A new roach-inspired robot developed by engineers at the University of California, Berkeley, can scurry across the floor at nearly the speed of a darting cockroach. This novel cockroach-inspired robot is nearly as hard as a cockroach – try to squash this robot under your foot, and more than likely, it will just keep going.

About the size of a large postage stamp, the robot is made of a thin rectangular sheet of a piezoelectric material called polyvinylidene fluoride (PVDF). The PVDF is coated with an elastic polymer, which causes the entire sheet to bend, instead of to expand or contract. The team added a front leg to the robot so that, as the material bends and straightens under an electric field, the oscillations propel the device forward in a “leapfrogging” motion.

The prototype and working mechanism of roach-inspired robot
The prototype and working mechanism of the roach-inspired robot

The resulting robot may be very simple to look at, but the arrangement allows it to scuttle along at an impressive 20 body lengths per second – reportedly the fastest pace of any insect-scale robot. It can zip through tubes, climb small slopes and carry small loads, such as a peanut.

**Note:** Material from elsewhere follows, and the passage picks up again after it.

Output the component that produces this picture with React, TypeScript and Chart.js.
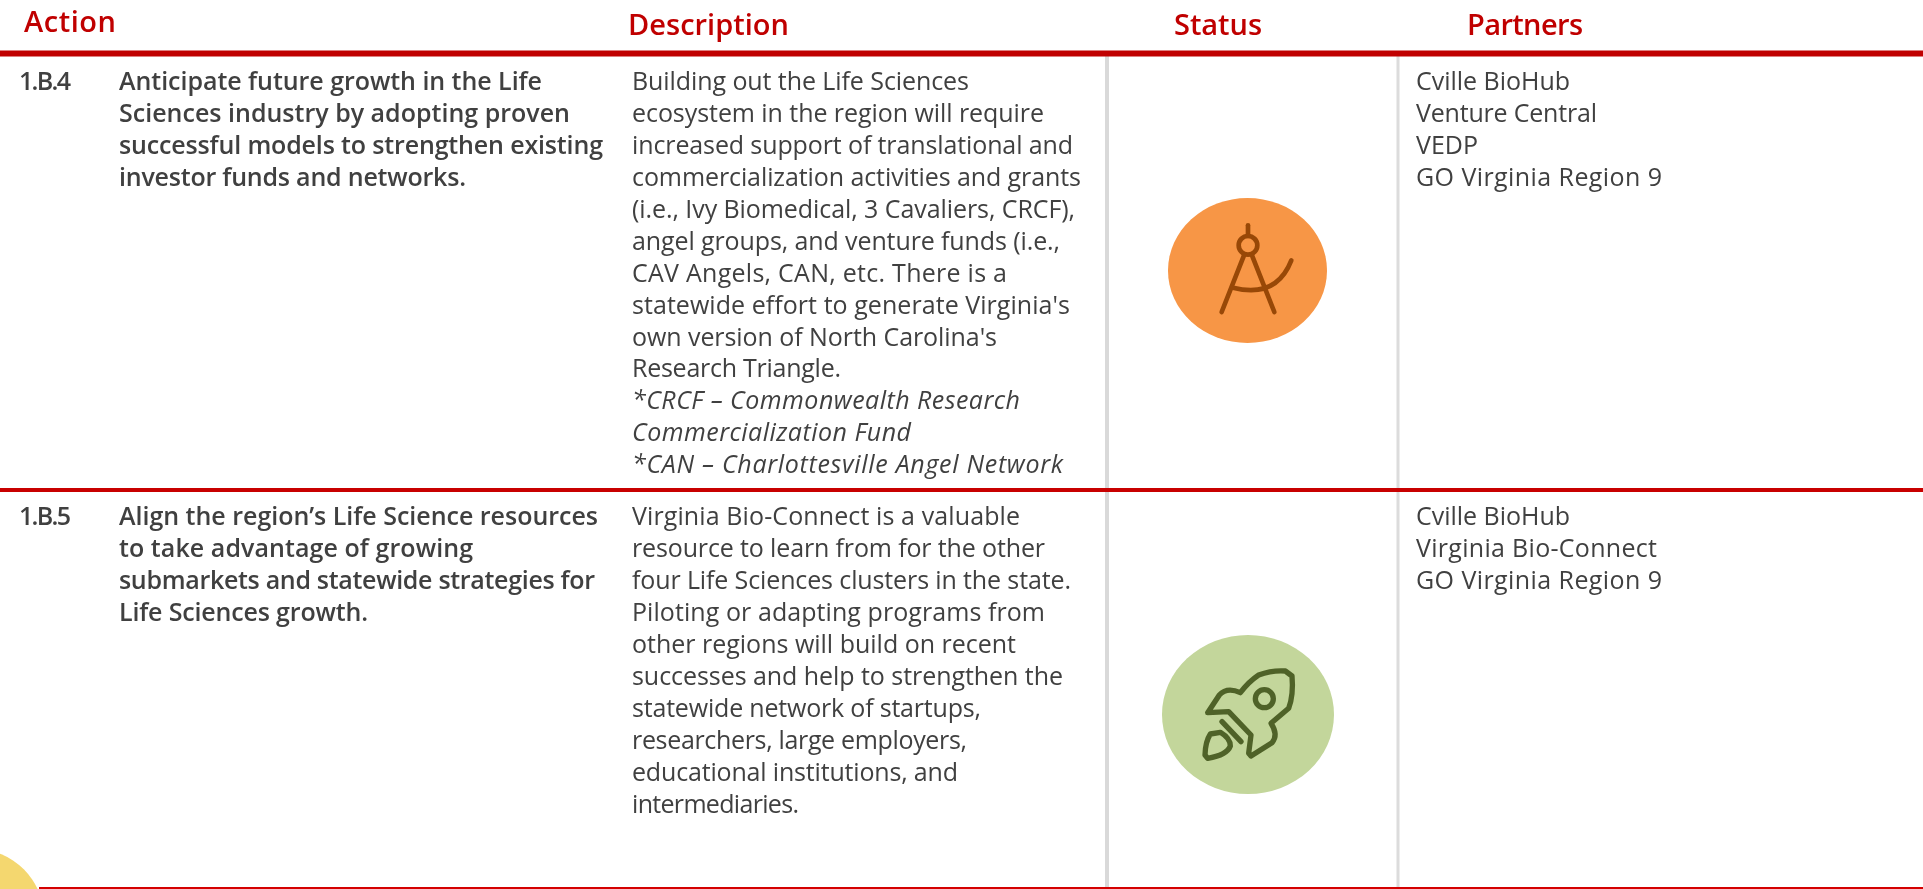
import React, { useEffect, useRef } from "react";
import { Chart, registerables } from "chart.js";

Chart.register(...registerables);

const W = 1923;
const H = 889;

const headers = ["Action", "Description", "Status", "Partners"];
const headerX = [24, 628, 1174, 1467];
const headerBaseline = [32, 34.5, 34.5, 34.5];
const headerWidths = [91, 160, 87, 115];

const codes = ["1.B.4", "1.B.5"];
const codeWidth = 51;
const actions = [
  [
    "Anticipate future growth in the Life",
    "Sciences industry by adopting proven",
    "successful models to strengthen existing",
    "investor funds and networks.",
  ],
  [
    "Align the region\u2019s Life Science resources",
    "to take advantage of growing",
    "submarkets and statewide strategies for",
    "Life Sciences growth.",
  ],
];
const actionWidths = [
  [422, 450, 483, 346],
  [478, 353, 475, 248],
];
const descriptions = [
  [
    "Building out the Life Sciences",
    "ecosystem in the region will require",
    "increased support of translational and",
    "commercialization activities and grants",
    "(i.e., Ivy Biomedical, 3 Cavaliers, CRCF),",
    "angel groups, and venture funds (i.e.,",
    "CAV Angels, CAN, etc. There is a",
    "statewide effort to generate Virginia's",
    "own version of North Carolina's",
    "Research Triangle.",
  ],
  [
    "Virginia Bio-Connect is a valuable",
    "resource to learn from for the other",
    "four Life Sciences clusters in the state.",
    "Piloting or adapting programs from",
    "other regions will build on recent",
    "successes and help to strengthen the",
    "statewide network of startups,",
    "researchers, large employers,",
    "educational institutions, and",
    "intermediaries.",
  ],
];
const descriptionWidths = [
  [336, 411, 440, 448, 442, 427, 374, 437, 364, 208],
  [387, 412, 438, 412, 383, 430, 348, 334, 325, 166],
];
const footnotes = [
  "*CRCF \u2013 Commonwealth Research",
  "Commercialization Fund",
  "*CAN \u2013 Charlottesville Angel Network",
];
const footnoteWidths = [387, 278, 430];
const partners = [
  ["Cville BioHub", "Venture Central", "VEDP", "GO Virginia Region 9"],
  ["Cville BioHub", "Virginia Bio-Connect", "GO Virginia Region 9"],
];
const partnerWidths = [
  [153, 180, 61, 245],
  [153, 240, 245],
];

const rowBaseline = [90, 525];
const rowGap = [31.94, 32.03];

function makeBadge(
  w: number,
  h: number,
  fill: string,
  stroke: string,
  icon: (c: CanvasRenderingContext2D) => void
) {
  const cv = document.createElement("canvas");
  cv.width = w;
  cv.height = h;
  const c = cv.getContext("2d")!;
  c.fillStyle = fill;
  c.beginPath();
  c.ellipse(w / 2, h / 2, w / 2, h / 2, 0, 0, Math.PI * 2);
  c.fill();
  c.strokeStyle = stroke;
  c.lineCap = "round";
  c.lineJoin = "round";
  icon(c);
  return cv;
}

function compassIcon(c: CanvasRenderingContext2D) {
  // crop coordinates (3x), origin at the ellipse's top-left corner
  c.save();
  c.scale(1 / 3, 1 / 3);
  c.translate(-205, -83);
  c.lineWidth = 14;
  c.beginPath();
  c.moveTo(445, 165);
  c.lineTo(445, 197);
  c.stroke();
  c.beginPath();
  c.arc(445, 225, 28, 0, Math.PI * 2);
  c.stroke();
  c.beginPath();
  c.moveTo(433, 255);
  c.lineTo(366, 425);
  c.moveTo(457, 255);
  c.lineTo(524, 425);
  c.stroke();
  c.beginPath();
  c.moveTo(400, 352);
  c.quadraticCurveTo(530, 385, 575, 270);
  c.stroke();
  c.restore();
}

function rocketIcon(c: CanvasRenderingContext2D) {
  c.save();
  c.scale(1 / 3, 1 / 3);
  c.translate(-125, -45);
  c.lineWidth = 16;
  c.beginPath();
  c.moveTo(262, 278);
  c.lineTo(297, 225);
  c.quadraticCurveTo(320, 200, 360, 218);
  c.quadraticCurveTo(385, 185, 415, 165);
  c.quadraticCurveTo(455, 150, 495, 153);
  c.lineTo(515, 168);
  c.quadraticCurveTo(520, 225, 505, 265);
  c.lineTo(452, 310);
  c.quadraticCurveTo(475, 345, 455, 368);
  c.lineTo(392, 408);
  c.lineTo(385, 400);
  c.lineTo(392, 345);
  c.lineTo(325, 275);
  c.closePath();
  c.stroke();
  c.beginPath();
  c.arc(432, 236, 27, 0, Math.PI * 2);
  c.stroke();
  c.beginPath();
  c.moveTo(305, 305);
  c.lineTo(362, 365);
  c.stroke();
  c.beginPath();
  c.moveTo(270, 342);
  c.lineTo(300, 337);
  c.quadraticCurveTo(330, 355, 330, 378);
  c.quadraticCurveTo(320, 405, 262, 415);
  c.lineTo(254, 405);
  c.quadraticCurveTo(255, 365, 270, 342);
  c.closePath();
  c.stroke();
  c.restore();
}

const BODY_FONT = '"Open Sans"';

const tablePlugin = {
  id: "tableText",
  afterDatasetsDraw(chart: any) {
    const { ctx, scales } = chart;
    const px = (v: number) => scales.x.getPixelForValue(v);
    const py = (v: number) => scales.y.getPixelForValue(v);
    // fit each line to the width it has in the reference
    const put = (t: string, x: number, y: number, font: string, color: string, width: number) => {
      ctx.font = font;
      ctx.fillStyle = color;
      (ctx as any).letterSpacing = "0px";
      const natural = ctx.measureText(t).width;
      const sp = (width + 1 - natural) / Math.max(1, t.length - 1);
      (ctx as any).letterSpacing = `${sp.toFixed(3)}px`;
      ctx.fillText(t, px(x), py(y));
    };
    ctx.save();
    ctx.textAlign = "left";
    ctx.textBaseline = "alphabetic";
    headers.forEach((t, i) =>
      put(t, headerX[i], headerBaseline[i], `600 29px ${BODY_FONT}`, "#C00000", headerWidths[i])
    );
    const ink = "#404040";
    const semi = `600 25px ${BODY_FONT}`;
    const reg = `400 25px ${BODY_FONT}`;
    const ital = `italic 400 25px ${BODY_FONT}`;
    rowBaseline.forEach((y0, r) => {
      const g = rowGap[r];
      put(codes[r], 19, y0, semi, ink, codeWidth);
      actions[r].forEach((t, i) => put(t, 119, y0 + i * g, semi, ink, actionWidths[r][i]));
      descriptions[r].forEach((t, i) => put(t, 632, y0 + i * g, reg, ink, descriptionWidths[r][i]));
      partners[r].forEach((t, i) => put(t, 1416, y0 + i * g, reg, ink, partnerWidths[r][i]));
    });
    footnotes.forEach((t, i) =>
      put(
        t,
        632,
        rowBaseline[0] + (descriptions[0].length + i) * rowGap[0],
        ital,
        ink,
        footnoteWidths[i]
      )
    );
    ctx.restore();
  },
};

export default function App() {
  const ref = useRef<HTMLCanvasElement>(null);
  useEffect(() => {
    document.body.style.margin = "0";
    document.body.style.background = "#fff";
    const badgeA = makeBadge(159, 145, "#F79646", "#984807", compassIcon);
    const badgeB = makeBadge(172, 159, "#C3D69B", "#4F6228", rocketIcon);
    const rule = (pts: number[][], color: string, width: number) => ({
      data: pts.map(([x, y]) => ({ x, y })),
      showLine: true,
      borderColor: color,
      borderWidth: width,
      pointRadius: 0,
      clip: false,
      fill: false,
    });
    const chart = new Chart(ref.current!, {
      type: "scatter",
      plugins: [tablePlugin],
      data: {
        datasets: [
          rule([[0, 53.5], [W, 53.5]], "#C00000", 6),
          rule([[0, 490], [W, 490]], "#C80000", 4),
          rule([[39, 888], [W, 888]], "#D40000", 2),
          rule([[1107, 56], [1107, H]], "#D9D9D9", 4),
          rule([[1398, 56], [1398, H]], "#DCDCDC", 3),
          {
            data: [{ x: 1247.5, y: 270.5 }],
            pointStyle: badgeA as any,
            pointRadius: 70,
            clip: false,
          },
          {
            data: [{ x: 1248, y: 714.5 }],
            pointStyle: badgeB as any,
            pointRadius: 70,
            clip: false,
          },
          {
            data: [{ x: -25, y: 918 }],
            pointStyle: "circle",
            pointRadius: 69,
            pointBackgroundColor: "#F4D76F",
            pointBorderWidth: 0,
            clip: false,
          },
        ],
      },
      options: {
        animation: false,
        responsive: false,
        layout: { padding: 0, autoPadding: false },
        plugins: { legend: { display: false }, tooltip: { enabled: false } },
        events: [],
        scales: {
          x: { type: "linear", display: false, min: 0, max: W },
          y: { type: "linear", display: false, reverse: true, min: 0, max: H },
        },
      },
    });
    return () => chart.destroy();
  }, []);
  return <canvas ref={ref} width={W} height={H} style={{ display: "block" }} />;
}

Although the roach-inspired robot weighs less than one-tenth of a gram, it can withstand a weight of around 60 kg (132 lb) – about the weight of an average human.

Currently, the robot is tethered to a thin wire, but the team is now looking into replacing those thin electric wires with an onboard battery. They are also working on adding gas sensors and are improving the design of the robot so it can be steered around obstacles.

People may have experienced that, if you step on the cockroach, you may have to grind it up a little bit. Otherwise, the cockroach may still survive and run away,” says Prof. Liwei Lin, senior author of a paper on the research. “Somebody stepping on our robot is applying an extraordinarily large weight, but [the robot] still works, it still functions. So, in that particular sense, it’s very similar to a cockroach.”

This kind of small-scale robots could be advantageous in search and rescue missions, squeezing and squishing into places where dogs or humans can’t fit, or where it may be too dangerous for them to go.

The paper on the research is recently published in the journal Science Robotics.